■ **WORK REQUIRED**
Provide an exact copy of the data, excluding the images.

=-=-=

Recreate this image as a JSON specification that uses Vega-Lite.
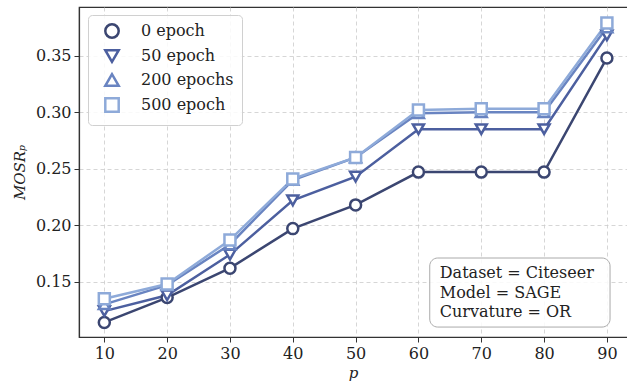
{
  "$schema": "https://vega.github.io/schema/vega-lite/v6.json",
  "width": 548,
  "height": 330,
  "autosize": "none",
  "padding": {"left": 79, "top": 7, "right": 0, "bottom": 46},
  "background": "white",
  "config": {
    "view": {"stroke": "#333333", "strokeWidth": 1.2, "strokeDash": [548, 330, 878, 0]},
    "font": "DejaVu Serif",
    "axis": {
      "labelFont": "DejaVu Serif",
      "labelFontSize": 16,
      "labelColor": "#222",
      "titleFont": "DejaVu Serif",
      "titleFontStyle": "italic",
      "titleFontWeight": "normal",
      "titleFontSize": 15,
      "titleColor": "#222",
      "domainColor": "#333",
      "domainWidth": 1.2,
      "tickColor": "#333",
      "tickSize": 5,
      "tickWidth": 1,
      "labelPadding": 3,
      "gridColor": "#cccccc",
      "gridDash": [4, 3],
      "gridWidth": 0.8
    },
    "legend": {
      "title": null, "orient": "none", "legendX": 9, "legendY": 8,
      "labelFont": "DejaVu Serif", "labelFontSize": 16, "labelColor": "#222",
      "fillColor": "rgba(255,255,255,0.85)", "strokeColor": "#d0d0d0", "cornerRadius": 4,
      "padding": 8, "rowPadding": 2, "symbolOffset": 8, "labelOffset": 21,
      "symbolSize": 180, "symbolStrokeWidth": 2.5, "symbolFillColor": "white"
    }
  },
  "data": {
    "values": [
      {"series": "0 epoch", "p": 10, "MOSR": 0.114},
      {"series": "0 epoch", "p": 20, "MOSR": 0.136},
      {"series": "0 epoch", "p": 30, "MOSR": 0.162},
      {"series": "0 epoch", "p": 40, "MOSR": 0.197},
      {"series": "0 epoch", "p": 50, "MOSR": 0.218},
      {"series": "0 epoch", "p": 60, "MOSR": 0.247},
      {"series": "0 epoch", "p": 70, "MOSR": 0.247},
      {"series": "0 epoch", "p": 80, "MOSR": 0.247},
      {"series": "0 epoch", "p": 90, "MOSR": 0.348},
      {"series": "50 epoch", "p": 10, "MOSR": 0.124},
      {"series": "50 epoch", "p": 20, "MOSR": 0.138},
      {"series": "50 epoch", "p": 30, "MOSR": 0.174},
      {"series": "50 epoch", "p": 40, "MOSR": 0.222},
      {"series": "50 epoch", "p": 50, "MOSR": 0.243},
      {"series": "50 epoch", "p": 60, "MOSR": 0.285},
      {"series": "50 epoch", "p": 70, "MOSR": 0.285},
      {"series": "50 epoch", "p": 80, "MOSR": 0.285},
      {"series": "50 epoch", "p": 90, "MOSR": 0.368},
      {"series": "200 epochs", "p": 10, "MOSR": 0.130},
      {"series": "200 epochs", "p": 20, "MOSR": 0.147},
      {"series": "200 epochs", "p": 30, "MOSR": 0.183},
      {"series": "200 epochs", "p": 40, "MOSR": 0.240},
      {"series": "200 epochs", "p": 50, "MOSR": 0.260},
      {"series": "200 epochs", "p": 60, "MOSR": 0.299},
      {"series": "200 epochs", "p": 70, "MOSR": 0.300},
      {"series": "200 epochs", "p": 80, "MOSR": 0.300},
      {"series": "200 epochs", "p": 90, "MOSR": 0.375},
      {"series": "500 epoch", "p": 10, "MOSR": 0.135},
      {"series": "500 epoch", "p": 20, "MOSR": 0.148},
      {"series": "500 epoch", "p": 30, "MOSR": 0.187},
      {"series": "500 epoch", "p": 40, "MOSR": 0.241},
      {"series": "500 epoch", "p": 50, "MOSR": 0.260},
      {"series": "500 epoch", "p": 60, "MOSR": 0.302},
      {"series": "500 epoch", "p": 70, "MOSR": 0.303},
      {"series": "500 epoch", "p": 80, "MOSR": 0.303},
      {"series": "500 epoch", "p": 90, "MOSR": 0.379}
    ]
  },
  "encoding": {
    "x": {
      "field": "p", "type": "quantitative",
      "scale": {"domain": [5.97, 93.2], "nice": false, "zero": false},
      "axis": {"values": [10, 20, 30, 40, 50, 60, 70, 80, 90], "title": "p", "titlePadding": 4, "grid": true}
    },
    "y": {
      "field": "MOSR", "type": "quantitative",
      "scale": {"domain": [0.1011, 0.3931], "nice": false, "zero": false},
      "axis": {"values": [0.15, 0.2, 0.25, 0.3, 0.35], "format": ".2f", "title": "MOSRₚ", "titlePadding": 8, "grid": true}
    }
  },
  "layer": [
    {
      "mark": {"type": "line", "strokeWidth": 2.5},
      "encoding": {
        "stroke": {
          "field": "series", "type": "nominal",
          "scale": {"domain": ["0 epoch", "50 epoch", "200 epochs", "500 epoch"], "range": ["#3b4671", "#4c5f9f", "#6984c1", "#8eaad9"]}
        },
        "order": {"field": "p"}
      }
    },
    {
      "mark": {"type": "point", "filled": true, "fill": "white", "strokeWidth": 2.5, "size": 121, "opacity": 1},
      "encoding": {
        "stroke": {"field": "series", "type": "nominal"},
        "shape": {
          "field": "series", "type": "nominal",
          "scale": {"domain": ["0 epoch", "50 epoch", "200 epochs", "500 epoch"], "range": ["circle", "triangle-down", "triangle-up", "square"]}
        }
      }
    },
    {
      "transform": [{"filter": "datum.p == 10 && datum.series == '0 epoch'"}],
      "mark": {"type": "rect", "fill": "white", "fillOpacity": 0.85, "stroke": "#aaaaaa", "strokeWidth": 1, "cornerRadius": 8},
      "encoding": {
        "x": {"datum": 61.8}, "x2": {"datum": 90.5},
        "y": {"datum": 0.171}, "y2": {"datum": 0.1099}
      }
    },
    {
      "transform": [{"filter": "datum.p == 10 && datum.series == '0 epoch'"}],
      "mark": {"type": "text", "text": ["Dataset = Citeseer", "Model = SAGE", "Curvature = OR"], "align": "left", "baseline": "middle", "font": "DejaVu Serif", "fontSize": 16, "lineHeight": 19.5, "color": "#222"},
      "encoding": {
        "x": {"datum": 63.4},
        "y": {"datum": 0.1577}
      }
    }
  ]
}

=-=-=

■ **OUTPUT BELOW**
Recreate this image as a JSON specification that uses Vega-Lite.
{
  "$schema": "https://vega.github.io/schema/vega-lite/v6.json",
  "width": 548,
  "height": 330,
  "autosize": "none",
  "padding": {"left": 79, "top": 7, "right": 0, "bottom": 46},
  "background": "white",
  "config": {
    "view": {"stroke": "#333333", "strokeWidth": 1.2, "strokeDash": [548, 330, 878, 0]},
    "font": "DejaVu Serif",
    "axis": {
      "labelFont": "DejaVu Serif",
      "labelFontSize": 16,
      "labelColor": "#222",
      "titleFont": "DejaVu Serif",
      "titleFontStyle": "italic",
      "titleFontWeight": "normal",
      "titleFontSize": 15,
      "titleColor": "#222",
      "domainColor": "#333",
      "domainWidth": 1.2,
      "tickColor": "#333",
      "tickSize": 5,
      "tickWidth": 1,
      "labelPadding": 3,
      "gridColor": "#cccccc",
      "gridDash": [4, 3],
      "gridWidth": 0.8
    },
    "legend": {
      "title": null, "orient": "none", "legendX": 9, "legendY": 8,
      "labelFont": "DejaVu Serif", "labelFontSize": 16, "labelColor": "#222",
      "fillColor": "rgba(255,255,255,0.85)", "strokeColor": "#d0d0d0", "cornerRadius": 4,
      "padding": 8, "rowPadding": 2, "symbolOffset": 8, "labelOffset": 21,
      "symbolSize": 180, "symbolStrokeWidth": 2.5, "symbolFillColor": "white"
    }
  },
  "data": {
    "values": [
      {"series": "0 epoch", "p": 10, "MOSR": 0.114},
      {"series": "0 epoch", "p": 20, "MOSR": 0.136},
      {"series": "0 epoch", "p": 30, "MOSR": 0.162},
      {"series": "0 epoch", "p": 40, "MOSR": 0.197},
      {"series": "0 epoch", "p": 50, "MOSR": 0.218},
      {"series": "0 epoch", "p": 60, "MOSR": 0.247},
      {"series": "0 epoch", "p": 70, "MOSR": 0.247},
      {"series": "0 epoch", "p": 80, "MOSR": 0.247},
      {"series": "0 epoch", "p": 90, "MOSR": 0.348},
      {"series": "50 epoch", "p": 10, "MOSR": 0.124},
      {"series": "50 epoch", "p": 20, "MOSR": 0.138},
      {"series": "50 epoch", "p": 30, "MOSR": 0.174},
      {"series": "50 epoch", "p": 40, "MOSR": 0.222},
      {"series": "50 epoch", "p": 50, "MOSR": 0.243},
      {"series": "50 epoch", "p": 60, "MOSR": 0.285},
      {"series": "50 epoch", "p": 70, "MOSR": 0.285},
      {"series": "50 epoch", "p": 80, "MOSR": 0.285},
      {"series": "50 epoch", "p": 90, "MOSR": 0.368},
      {"series": "200 epochs", "p": 10, "MOSR": 0.130},
      {"series": "200 epochs", "p": 20, "MOSR": 0.147},
      {"series": "200 epochs", "p": 30, "MOSR": 0.183},
      {"series": "200 epochs", "p": 40, "MOSR": 0.240},
      {"series": "200 epochs", "p": 50, "MOSR": 0.260},
      {"series": "200 epochs", "p": 60, "MOSR": 0.299},
      {"series": "200 epochs", "p": 70, "MOSR": 0.300},
      {"series": "200 epochs", "p": 80, "MOSR": 0.300},
      {"series": "200 epochs", "p": 90, "MOSR": 0.375},
      {"series": "500 epoch", "p": 10, "MOSR": 0.135},
      {"series": "500 epoch", "p": 20, "MOSR": 0.148},
      {"series": "500 epoch", "p": 30, "MOSR": 0.187},
      {"series": "500 epoch", "p": 40, "MOSR": 0.241},
      {"series": "500 epoch", "p": 50, "MOSR": 0.260},
      {"series": "500 epoch", "p": 60, "MOSR": 0.302},
      {"series": "500 epoch", "p": 70, "MOSR": 0.303},
      {"series": "500 epoch", "p": 80, "MOSR": 0.303},
      {"series": "500 epoch", "p": 90, "MOSR": 0.379}
    ]
  },
  "encoding": {
    "x": {
      "field": "p", "type": "quantitative",
      "scale": {"domain": [5.97, 93.2], "nice": false, "zero": false},
      "axis": {"values": [10, 20, 30, 40, 50, 60, 70, 80, 90], "title": "p", "titlePadding": 4, "grid": true}
    },
    "y": {
      "field": "MOSR", "type": "quantitative",
      "scale": {"domain": [0.1011, 0.3931], "nice": false, "zero": false},
      "axis": {"values": [0.15, 0.2, 0.25, 0.3, 0.35], "format": ".2f", "title": "MOSRₚ", "titlePadding": 8, "grid": true}
    }
  },
  "layer": [
    {
      "mark": {"type": "line", "strokeWidth": 2.5},
      "encoding": {
        "stroke": {
          "field": "series", "type": "nominal",
          "scale": {"domain": ["0 epoch", "50 epoch", "200 epochs", "500 epoch"], "range": ["#3b4671", "#4c5f9f", "#6984c1", "#8eaad9"]}
        },
        "order": {"field": "p"}
      }
    },
    {
      "mark": {"type": "point", "filled": true, "fill": "white", "strokeWidth": 2.5, "size": 121, "opacity": 1},
      "encoding": {
        "stroke": {"field": "series", "type": "nominal"},
        "shape": {
          "field": "series", "type": "nominal",
          "scale": {"domain": ["0 epoch", "50 epoch", "200 epochs", "500 epoch"], "range": ["circle", "triangle-down", "triangle-up", "square"]}
        }
      }
    },
    {
      "transform": [{"filter": "datum.p == 10 && datum.series == '0 epoch'"}],
      "mark": {"type": "rect", "fill": "white", "fillOpacity": 0.85, "stroke": "#aaaaaa", "strokeWidth": 1, "cornerRadius": 8},
      "encoding": {
        "x": {"datum": 61.8}, "x2": {"datum": 90.5},
        "y": {"datum": 0.171}, "y2": {"datum": 0.1099}
      }
    },
    {
      "transform": [{"filter": "datum.p == 10 && datum.series == '0 epoch'"}],
      "mark": {"type": "text", "text": ["Dataset = Citeseer", "Model = SAGE", "Curvature = OR"], "align": "left", "baseline": "middle", "font": "DejaVu Serif", "fontSize": 16, "lineHeight": 19.5, "color": "#222"},
      "encoding": {
        "x": {"datum": 63.4},
        "y": {"datum": 0.1577}
      }
    }
  ]
}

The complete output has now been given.